Le deuxième facteur est l'euro qui facilite les investissements transfrontaliers mais aussi les flux de capitaux. Les placements sûrs pour les investisseurs sont en constante diminution. En 2007, sept des émetteurs d’obligations de la zone euro avaient le triple A, ce qui représentait 73,7% du PIB de la zone euro. Quatre ans plus tard, il n’y en a plus que cinq, mais aux yeux des investisseurs, seuls l'Allemagne, la Finlande et les Pays-Bas font désormais figure de valeur refuge, soit 35,6% du PIB de la zone euro. La France n’a qu’un triple A virtuel, comme l'Autriche où les préoccupations au sujet de l'exposition de ses banques à l’Est de l’Europe ont conduit à un écart de rendement des obligations.
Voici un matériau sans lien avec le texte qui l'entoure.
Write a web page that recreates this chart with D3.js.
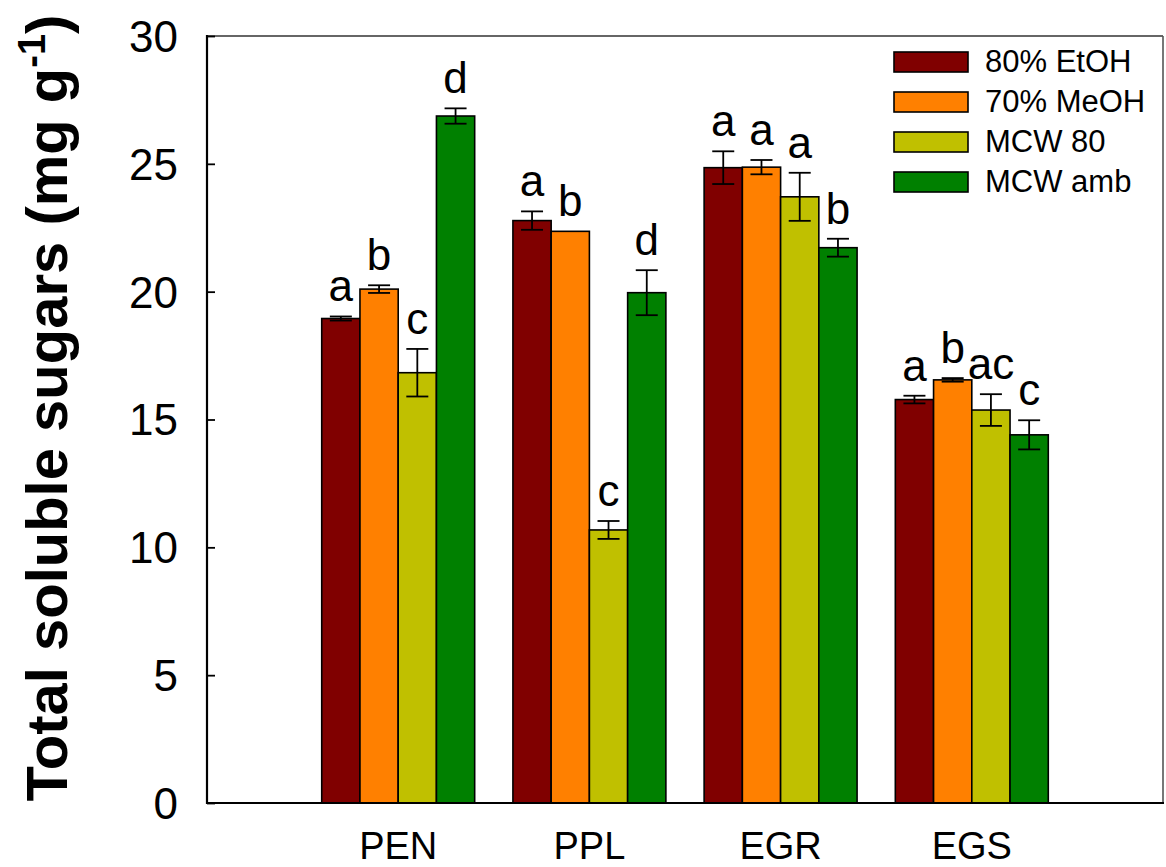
<!DOCTYPE html>
<html>
<head>
<meta charset="utf-8">
<script src="https://cdn.jsdelivr.net/npm/d3@7"></script>
<style>
  html, body { margin: 0; padding: 0; background: #fff; }
  svg { display: block; font-family: "Liberation Sans", Arial, sans-serif; }
</style>
</head>
<body>
<svg id="chart" width="1166" height="867"></svg>
<script>
// Sample sites along the x axis
const categories = ["PEN", "PPL", "EGR", "EGS"];
// Extraction methods (one bar per method within each site)
const methods = ["80% EtOH", "70% MeOH", "MCW 80", "MCW amb"];
const methodColors = ["#800000", "#FF8000", "#C0C000", "#008000"];

// Mean total soluble sugars (mg g-1), one array per method, ordered by site
const etoh80 = [18.95, 22.78, 24.85, 15.78];
const meoh70 = [20.10, 22.36, 24.87, 16.55];
const mcw80  = [16.83, 10.68, 23.71, 15.37];
const mcwAmb = [26.87, 19.96, 21.72, 14.40];
// Standard errors
const etoh80Err = [0.08, 0.36, 0.64, 0.15];
const meoh70Err = [0.15, 0.00, 0.28, 0.07];
const mcw80Err  = [0.93, 0.35, 0.94, 0.62];
const mcwAmbErr = [0.30, 0.88, 0.35, 0.57];
// Significance letters
const etoh80Sig = ["a", "a", "a", "a"];
const meoh70Sig = ["b", "b", "a", "b"];
const mcw80Sig  = ["c", "c", "a", "ac"];
const mcwAmbSig = ["d", "d", "b", "c"];

const yTicks = [0, 5, 10, 15, 20, 25, 30];

const seriesValues = [etoh80, meoh70, mcw80, mcwAmb];
const seriesErrors = [etoh80Err, meoh70Err, mcw80Err, mcwAmbErr];
const seriesSig = [etoh80Sig, meoh70Sig, mcw80Sig, mcwAmbSig];

const svg = d3.select("#chart");
const plot = { left: 207, right: 1163, top: 36, bottom: 803 };

// Sites sit at positions 1..4 of a 0..5 axis
const x = d3.scaleLinear().domain([0, categories.length + 1]).range([plot.left, plot.right]);
const y = d3.scaleLinear().domain([0, 30]).range([plot.bottom, plot.top]);
const groupWidth = (x(1) - x(0)) * 0.8;
const inner = d3.scaleBand().domain(d3.range(methods.length)).range([-groupWidth / 2, groupWidth / 2]).padding(0);

// Bars
const rows = [];
categories.forEach((c, i) => {
  methods.forEach((m, j) => {
    rows.push({ cat: i, method: j, value: seriesValues[j][i], err: seriesErrors[j][i], sig: seriesSig[j][i] });
  });
});

const g = svg.append("g");
g.selectAll("rect.bar").data(rows).enter().append("rect")
  .attr("class", "bar")
  .attr("x", d => x(d.cat + 1) + inner(d.method))
  .attr("width", inner.bandwidth())
  .attr("y", d => y(d.value))
  .attr("height", d => y(0) - y(d.value))
  .attr("fill", d => methodColors[d.method])
  .attr("stroke", "#000")
  .attr("stroke-width", 1.6);

// Error bars
const capHalf = 11;
const eb = g.selectAll("g.err").data(rows.filter(d => d.err > 0)).enter().append("g").attr("class", "err")
  .attr("stroke", "#000").attr("stroke-width", 1.8);
eb.append("line")
  .attr("x1", d => x(d.cat + 1) + inner(d.method) + inner.bandwidth() / 2)
  .attr("x2", d => x(d.cat + 1) + inner(d.method) + inner.bandwidth() / 2)
  .attr("y1", d => y(d.value + d.err)).attr("y2", d => y(d.value - d.err));
eb.append("line")
  .attr("x1", d => x(d.cat + 1) + inner(d.method) + inner.bandwidth() / 2 - capHalf)
  .attr("x2", d => x(d.cat + 1) + inner(d.method) + inner.bandwidth() / 2 + capHalf)
  .attr("y1", d => y(d.value + d.err)).attr("y2", d => y(d.value + d.err));
eb.append("line")
  .attr("x1", d => x(d.cat + 1) + inner(d.method) + inner.bandwidth() / 2 - capHalf)
  .attr("x2", d => x(d.cat + 1) + inner(d.method) + inner.bandwidth() / 2 + capHalf)
  .attr("y1", d => y(d.value - d.err)).attr("y2", d => y(d.value - d.err));

// Significance letters
g.selectAll("text.sig").data(rows).enter().append("text")
  .attr("class", "sig")
  .attr("x", d => x(d.cat + 1) + inner(d.method) + inner.bandwidth() / 2)
  .attr("y", d => y(d.value + d.err) - 15)
  .attr("text-anchor", "middle")
  .attr("font-size", 44)
  .attr("fill", "#000")
  .text(d => d.sig);

// Frame
svg.append("line").attr("x1", plot.left).attr("x2", plot.right).attr("y1", plot.top).attr("y2", plot.top)
  .attr("stroke", "#333").attr("stroke-width", 1.6);
svg.append("line").attr("x1", plot.right).attr("x2", plot.right).attr("y1", plot.top).attr("y2", plot.bottom)
  .attr("stroke", "#555").attr("stroke-width", 1.6);

// Y axis with inward ticks
const yAxis = d3.axisRight(y).tickValues(yTicks).tickSize(8).tickFormat("");
const ya = svg.append("g").attr("transform", `translate(${plot.left},0)`).call(yAxis);
ya.select(".domain").remove();
ya.selectAll(".tick line").attr("stroke", "#000").attr("stroke-width", 1.8);
svg.append("line").attr("x1", plot.left).attr("x2", plot.left).attr("y1", plot.top - 1).attr("y2", plot.bottom + 1)
  .attr("stroke", "#000").attr("stroke-width", 2.2);
svg.append("g").selectAll("text").data(yTicks).enter().append("text")
  .attr("x", 178).attr("y", d => y(d)).attr("dy", "0.36em")
  .attr("text-anchor", "end").attr("font-size", 44).attr("fill", "#000")
  .text(d => d);

// X axis baseline and category labels
svg.append("line").attr("x1", plot.left - 1).attr("x2", plot.right + 1).attr("y1", plot.bottom).attr("y2", plot.bottom)
  .attr("stroke", "#000").attr("stroke-width", 2.2);
svg.append("g").selectAll("text").data(categories).enter().append("text")
  .attr("x", (d, i) => x(i + 1)).attr("y", 859)
  .attr("text-anchor", "middle").attr("font-size", 38).attr("fill", "#000")
  .text(d => d);

// Y axis title
const title = svg.append("text")
  .attr("transform", "translate(67,408) rotate(-90)")
  .attr("text-anchor", "middle").attr("font-size", 58).attr("font-weight", "bold").attr("fill", "#000");
title.append("tspan").text("Total soluble sugars (mg g");
title.append("tspan").attr("font-size", 38).attr("dy", -22).text("-1");
title.append("tspan").attr("dy", 22).text(")");

// Legend
const legend = svg.append("g");
const li = legend.selectAll("g").data(methods).enter().append("g")
  .attr("transform", (d, i) => `translate(894,${52 + i * 40})`);
li.append("rect").attr("width", 74).attr("height", 20)
  .attr("fill", (d, i) => methodColors[i]).attr("stroke", "#000").attr("stroke-width", 1.6);
li.append("text").attr("x", 91).attr("y", 20).attr("font-size", 31).attr("fill", "#000").text(d => d);
</script>
</body>
</html>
Le risque est que l'élargissement de l'écart de rendement commence à influencer l'approche de la France à la crise. (2) Cela constitue une menace pour l'alliance politique entre la France et l'Allemagne qui a été au cœur du projet européen. Économiquement, cela pose la menace d'un recul plus marqué des prêts transfrontaliers, condamnant une croissance déjà en berne. Le marché obligataire, en effet, est en train de désagréger l'euro. La France n’est plus assurée d'appartenir demain au noyau dur de l’Europe. (3)

Richard Orge

Notes du traducteur :

(1) Lors du dernier G20, le Premier ministre italien Silvio Berlusconi a été tancé par le tandem franco-allemand pour remettre en ordre les finances de son pays. Il a pourtant rétabli l’équilibre budgétaire avant la charge de la dette alors que les deux donneurs de leçon n’y sont pas parvenus.
(2) Dans un sondage du Figaro paru le 12 novembre, 60% des participants considèrent que les agences de notation sont inutiles. Dans une nation affichant un grand mépris pour l’économie et qui ne s’intéresse qu’à la politique, il est urgent de créer une agence publique française (composée d’énarques bien évidemment) et qui décernera ad vitam aeternam un triple A à notre pays. Sauf qu’il n’y aura plus personne à l’étranger pour acheter nos obligations pourries.
(3) Le scénario le plus crédible après l’implosion de la zone euro est une recomposition de la zone mark avec des pays vraiment sérieux qui se comptent sur une main en Europe. Le fier coq gaulois se consolera en prenant la présidence d’une zone monétaire beaucoup plus vaste que celle de l’Allemagne. Mais la nouvelle monnaie des cigales sera dévaluée de 20% chaque année pour restaurer leur compétitivité…

NB : Une dévaluation de la monnaie ne sert à rien sans un plan de rigueur visant à rétablir l’équilibre de la balance commerciale, de la balance des paiements et du budget de l’État. La dévaluation est comme une drogue. L’effet bénéfique (augmentation très provisoire des exportations) est contrecarré par une aggravation de la balance des paiements. C’est une fuite en avant jusqu’à la mort du patient. Au pays des aveugles, les borgnes sont rois et peuvent raconter n’importe quoi sur les plateaux de télévision.